PROBLEM TO WORK ON
Write out, word for word, the stretch of lines beginning at the one with "Emit a Python" and ending at the one with "import plotly.graph_objects as go", omitting the images.

RECORDS PROVIDED
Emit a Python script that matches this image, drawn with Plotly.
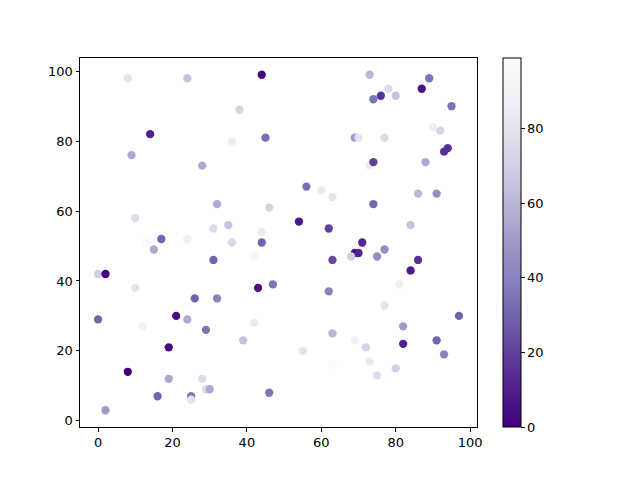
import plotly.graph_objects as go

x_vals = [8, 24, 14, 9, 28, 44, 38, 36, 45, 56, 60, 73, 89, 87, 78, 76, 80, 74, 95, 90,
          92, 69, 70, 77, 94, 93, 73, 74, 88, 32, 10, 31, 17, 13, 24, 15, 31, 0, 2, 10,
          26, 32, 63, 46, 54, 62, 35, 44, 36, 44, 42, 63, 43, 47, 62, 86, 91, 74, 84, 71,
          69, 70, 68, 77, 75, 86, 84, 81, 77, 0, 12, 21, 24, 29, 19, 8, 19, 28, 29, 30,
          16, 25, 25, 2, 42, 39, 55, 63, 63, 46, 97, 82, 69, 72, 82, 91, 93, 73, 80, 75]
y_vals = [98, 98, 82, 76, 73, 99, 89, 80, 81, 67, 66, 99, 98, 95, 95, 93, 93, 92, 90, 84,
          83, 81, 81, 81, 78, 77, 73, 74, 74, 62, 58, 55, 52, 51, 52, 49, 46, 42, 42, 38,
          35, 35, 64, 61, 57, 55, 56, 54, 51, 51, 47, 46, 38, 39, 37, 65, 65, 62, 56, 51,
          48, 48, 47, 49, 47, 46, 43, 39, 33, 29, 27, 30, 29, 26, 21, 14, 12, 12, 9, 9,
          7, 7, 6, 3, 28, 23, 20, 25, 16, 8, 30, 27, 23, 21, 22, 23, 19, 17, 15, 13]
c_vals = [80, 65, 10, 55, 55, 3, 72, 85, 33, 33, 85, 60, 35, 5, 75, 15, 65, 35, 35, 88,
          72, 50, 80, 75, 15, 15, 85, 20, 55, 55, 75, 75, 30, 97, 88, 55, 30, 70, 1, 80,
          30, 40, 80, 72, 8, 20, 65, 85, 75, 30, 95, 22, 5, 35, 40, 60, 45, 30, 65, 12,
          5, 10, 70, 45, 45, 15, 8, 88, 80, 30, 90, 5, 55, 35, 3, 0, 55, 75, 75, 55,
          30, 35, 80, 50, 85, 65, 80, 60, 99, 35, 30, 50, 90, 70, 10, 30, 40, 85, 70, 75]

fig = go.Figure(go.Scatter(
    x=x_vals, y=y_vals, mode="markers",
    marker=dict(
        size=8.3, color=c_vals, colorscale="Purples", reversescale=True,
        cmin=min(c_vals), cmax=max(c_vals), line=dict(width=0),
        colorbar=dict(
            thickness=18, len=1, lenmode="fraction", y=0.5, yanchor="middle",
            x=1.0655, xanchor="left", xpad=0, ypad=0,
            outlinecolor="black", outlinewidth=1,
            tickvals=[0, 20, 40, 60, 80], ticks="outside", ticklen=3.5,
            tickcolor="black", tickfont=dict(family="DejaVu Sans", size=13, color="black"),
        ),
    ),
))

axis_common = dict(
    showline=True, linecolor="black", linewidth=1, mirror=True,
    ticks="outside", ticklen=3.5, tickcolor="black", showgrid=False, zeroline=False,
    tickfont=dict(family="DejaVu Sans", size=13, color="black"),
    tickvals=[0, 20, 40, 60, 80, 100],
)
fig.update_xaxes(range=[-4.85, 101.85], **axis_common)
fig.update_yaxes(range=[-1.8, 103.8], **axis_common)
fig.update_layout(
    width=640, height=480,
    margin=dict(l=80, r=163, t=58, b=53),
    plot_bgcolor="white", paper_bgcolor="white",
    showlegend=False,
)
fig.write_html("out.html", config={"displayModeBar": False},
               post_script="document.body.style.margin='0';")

...

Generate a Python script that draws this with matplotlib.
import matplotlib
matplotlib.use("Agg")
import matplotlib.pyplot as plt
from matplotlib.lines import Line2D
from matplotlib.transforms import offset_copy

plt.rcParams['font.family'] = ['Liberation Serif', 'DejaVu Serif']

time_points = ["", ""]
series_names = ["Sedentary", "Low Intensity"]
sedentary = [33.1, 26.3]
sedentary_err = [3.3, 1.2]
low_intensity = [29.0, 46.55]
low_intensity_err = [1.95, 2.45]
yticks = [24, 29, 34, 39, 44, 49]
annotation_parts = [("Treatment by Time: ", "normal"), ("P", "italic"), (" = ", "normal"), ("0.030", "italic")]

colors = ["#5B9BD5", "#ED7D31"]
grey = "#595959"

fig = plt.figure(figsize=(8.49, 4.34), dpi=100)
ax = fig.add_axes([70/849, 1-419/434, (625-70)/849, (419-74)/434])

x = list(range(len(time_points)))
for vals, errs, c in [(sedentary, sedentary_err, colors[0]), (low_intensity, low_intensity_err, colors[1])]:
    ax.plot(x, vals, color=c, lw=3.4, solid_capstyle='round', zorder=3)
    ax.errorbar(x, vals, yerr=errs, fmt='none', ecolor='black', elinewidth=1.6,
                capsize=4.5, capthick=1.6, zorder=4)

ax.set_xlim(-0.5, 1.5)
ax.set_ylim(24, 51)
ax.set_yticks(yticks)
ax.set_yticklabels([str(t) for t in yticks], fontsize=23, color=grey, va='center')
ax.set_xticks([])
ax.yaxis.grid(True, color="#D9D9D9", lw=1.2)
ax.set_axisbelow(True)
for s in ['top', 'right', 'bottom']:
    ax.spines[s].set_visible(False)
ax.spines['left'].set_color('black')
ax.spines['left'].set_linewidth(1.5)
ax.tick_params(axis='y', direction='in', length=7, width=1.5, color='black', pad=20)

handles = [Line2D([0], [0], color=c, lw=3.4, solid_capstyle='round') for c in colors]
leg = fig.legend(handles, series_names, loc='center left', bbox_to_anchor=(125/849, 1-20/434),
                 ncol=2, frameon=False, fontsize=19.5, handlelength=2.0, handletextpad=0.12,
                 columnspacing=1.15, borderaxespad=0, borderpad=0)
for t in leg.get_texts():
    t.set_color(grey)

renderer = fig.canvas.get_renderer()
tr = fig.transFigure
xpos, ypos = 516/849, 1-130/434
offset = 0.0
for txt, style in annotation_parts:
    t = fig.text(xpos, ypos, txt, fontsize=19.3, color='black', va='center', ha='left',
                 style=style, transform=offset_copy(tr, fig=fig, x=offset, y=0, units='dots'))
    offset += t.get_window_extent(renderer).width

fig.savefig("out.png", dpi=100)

==

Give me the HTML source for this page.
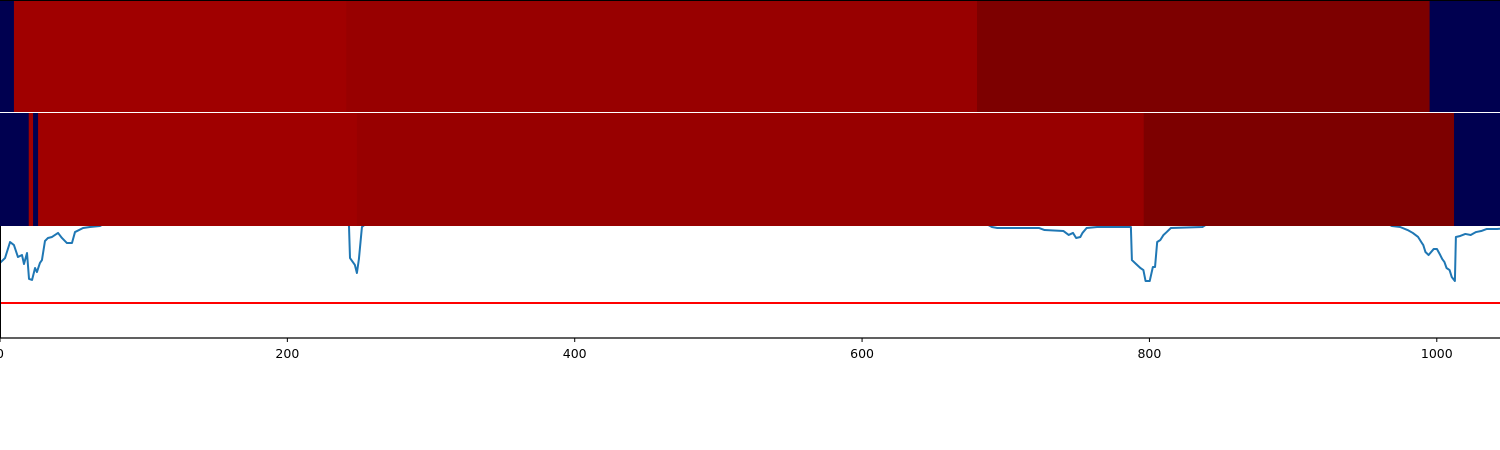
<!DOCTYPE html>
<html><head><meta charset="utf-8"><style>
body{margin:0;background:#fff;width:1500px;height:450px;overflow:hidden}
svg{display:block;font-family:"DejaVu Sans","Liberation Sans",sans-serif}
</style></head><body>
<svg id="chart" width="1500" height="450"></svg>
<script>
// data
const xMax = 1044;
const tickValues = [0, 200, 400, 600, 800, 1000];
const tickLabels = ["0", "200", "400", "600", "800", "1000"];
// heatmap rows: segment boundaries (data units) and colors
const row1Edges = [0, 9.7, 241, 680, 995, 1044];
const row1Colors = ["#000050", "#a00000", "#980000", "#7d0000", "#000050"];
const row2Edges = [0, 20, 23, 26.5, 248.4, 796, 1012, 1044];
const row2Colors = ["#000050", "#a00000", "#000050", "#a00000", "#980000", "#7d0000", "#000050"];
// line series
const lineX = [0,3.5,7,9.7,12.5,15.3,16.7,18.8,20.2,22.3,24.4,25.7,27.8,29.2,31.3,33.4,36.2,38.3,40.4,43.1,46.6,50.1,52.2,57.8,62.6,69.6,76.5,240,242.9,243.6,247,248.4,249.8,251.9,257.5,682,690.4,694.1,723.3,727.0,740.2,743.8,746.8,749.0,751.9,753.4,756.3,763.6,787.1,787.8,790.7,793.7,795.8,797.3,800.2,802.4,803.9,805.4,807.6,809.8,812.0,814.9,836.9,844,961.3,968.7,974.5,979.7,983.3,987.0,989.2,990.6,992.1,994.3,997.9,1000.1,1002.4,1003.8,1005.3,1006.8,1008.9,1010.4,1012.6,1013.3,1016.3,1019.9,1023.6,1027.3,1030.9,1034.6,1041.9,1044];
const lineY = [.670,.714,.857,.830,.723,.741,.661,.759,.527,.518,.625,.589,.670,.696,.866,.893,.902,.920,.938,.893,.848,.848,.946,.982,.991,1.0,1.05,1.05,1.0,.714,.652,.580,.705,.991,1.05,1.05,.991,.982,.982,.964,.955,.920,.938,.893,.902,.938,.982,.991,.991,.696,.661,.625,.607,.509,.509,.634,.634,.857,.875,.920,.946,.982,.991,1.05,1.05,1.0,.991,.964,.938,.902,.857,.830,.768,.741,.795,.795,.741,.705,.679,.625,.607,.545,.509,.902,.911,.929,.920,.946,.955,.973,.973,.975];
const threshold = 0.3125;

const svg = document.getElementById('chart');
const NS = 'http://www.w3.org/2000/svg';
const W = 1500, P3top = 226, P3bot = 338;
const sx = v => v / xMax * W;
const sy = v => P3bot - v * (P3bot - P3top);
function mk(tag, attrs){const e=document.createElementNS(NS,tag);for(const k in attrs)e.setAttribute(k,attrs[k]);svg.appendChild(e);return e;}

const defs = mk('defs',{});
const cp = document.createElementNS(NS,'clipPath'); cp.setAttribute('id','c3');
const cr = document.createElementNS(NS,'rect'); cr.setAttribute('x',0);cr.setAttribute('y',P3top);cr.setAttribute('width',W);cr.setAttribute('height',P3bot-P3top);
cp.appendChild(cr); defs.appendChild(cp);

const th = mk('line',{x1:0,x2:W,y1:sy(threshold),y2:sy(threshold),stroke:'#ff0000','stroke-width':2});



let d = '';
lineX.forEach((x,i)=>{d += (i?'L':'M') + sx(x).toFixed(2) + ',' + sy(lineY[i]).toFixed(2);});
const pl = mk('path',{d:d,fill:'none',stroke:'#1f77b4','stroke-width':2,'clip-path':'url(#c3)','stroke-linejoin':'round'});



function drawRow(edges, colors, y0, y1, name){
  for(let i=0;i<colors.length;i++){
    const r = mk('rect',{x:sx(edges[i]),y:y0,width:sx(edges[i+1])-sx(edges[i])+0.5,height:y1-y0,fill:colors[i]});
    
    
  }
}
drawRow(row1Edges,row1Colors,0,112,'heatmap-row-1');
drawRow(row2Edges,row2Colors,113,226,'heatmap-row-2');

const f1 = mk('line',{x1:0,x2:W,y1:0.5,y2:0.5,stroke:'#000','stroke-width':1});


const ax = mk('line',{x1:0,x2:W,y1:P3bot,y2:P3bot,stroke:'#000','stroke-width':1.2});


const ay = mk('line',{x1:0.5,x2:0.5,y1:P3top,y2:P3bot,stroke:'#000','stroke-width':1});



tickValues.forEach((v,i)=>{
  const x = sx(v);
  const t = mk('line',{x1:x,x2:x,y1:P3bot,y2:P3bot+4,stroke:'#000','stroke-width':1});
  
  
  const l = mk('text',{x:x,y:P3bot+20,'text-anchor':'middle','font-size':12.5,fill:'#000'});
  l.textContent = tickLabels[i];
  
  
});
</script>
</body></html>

ANSWER
Emit a Python script that matches this image, drawn with Plotly.
import plotly.graph_objects as go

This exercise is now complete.